Another hungry java bot
I had another spike in my bandwidth meter today.
Perpetrator:
210.177.215.29
from Hong Kong
User agent:
Java/1.4.1_04
This one wasn’t too bad in terms of how much I downloaded. I think. I haven’t checked it for sure.
But 152 requests from 10:01:21 to 10:04:34 is VERY inconsiderate at best.
I’m tired of this. I’ll block anything with Java in the user agent, unless you guys can find some reason not to?
Here’s another hungry bot:
Hungry Java bot
Oh, and I ran a grep on my logs, a few days in February netted these with a Java/1.4 something bot:
62.163.12.31 (came back another time)
63.230.22.115
82.170.231.97
84.36.69.19
84.176.66.18
84.176.74.179
84.178.149.81
163.17.205.1
207.91.139.189
February 13th, 2006 at 3:06 pm
Block it. The only legit requests from Java user agents we’re seeing are for our RSS feeds. In which case I’d say - though luck, use some other RSS reader.
February 13th, 2006 at 11:33 pm
If you do, avoid blocking 217.78.47.35, 216.239.3*.* and 66.102.6.136
When you use Google’s Remove URL function, they have a bot which polls the entered URL every so often using a Java user agent. If a site blocks all Java user agents, then it’s possible for a malicious party to get them removed from Google.
February 14th, 2006 at 5:02 am
I took the decision a month or so ago to block all Java user agents. Can’t see the need for them, don’t see why any legit agent should be Java. I’d agree with Dirk on that … if somebody is using a feedreader that doesn’t say what it is in the UA and uses a stock ‘Java/x.x.x.’ field then tough.

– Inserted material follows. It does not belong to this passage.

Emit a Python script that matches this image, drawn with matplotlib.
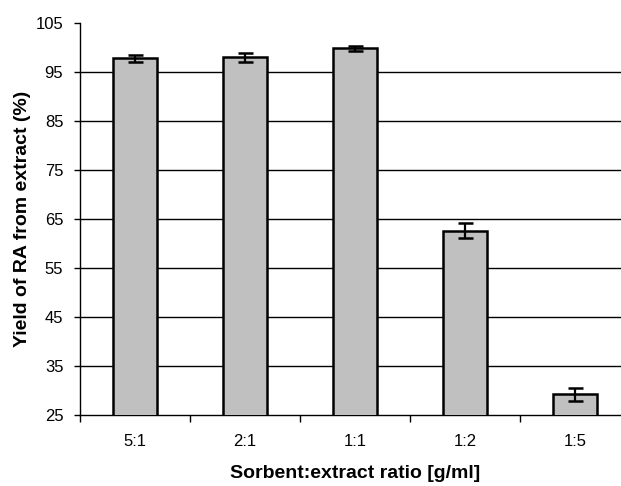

Alden, the remove URL function is only a UI experiment (still?) and there’s no way for anybody to remove a sites URL from Google … just from their own search results. Google are the only ones who do the removing from the index
February 14th, 2006 at 7:47 pm
Alden is talking about stuff that has been around before the new personalized search options. Google has an Automatic URL Removal System. Submitting a URL won’t remove a page on its own, Google will quickly check (rather than waiting till your next site crawl) to see that the URL has been added to the site’s robots.txt and remove it. Since it checks for the site’s robots.txt, I doubt it could be used to maliciously remove a URL.
February 18th, 2006 at 11:37 pm
I’ve noticed a similar problem.
How do I block the useragent directly as opposed to just blocking the ips?
February 19th, 2006 at 3:49 am
SetenvifNoCase User-Agent “Java/1.” botsucker=yes
SetenvifNoCase User-Agent “Snoopy” botsucker=yes
deny from env=botsucker
April 18th, 2006 at 6:36 am
I guess you want to use
SetEnvIfNoCase User-Agent ^Java/1\. botsucker=yes:)
August 16th, 2006 at 3:13 am
is this for inside an .htaccess?
October 2nd, 2006 at 4:49 am
Why not blocking all javabots. It works for me like this:
SetEnvIfNoCase User-Agent “java/” bad_bot
Order Allow,Deny
Allow from all
Deny from env=bad_bot
(save as .htaccess)
I’ve noticed on my site that there are some spammers using the same ip-address over and over again. But the smart ones are using variable ip-addresses, these are the worst ones.
My question is how can you block these as they look like a normal browser?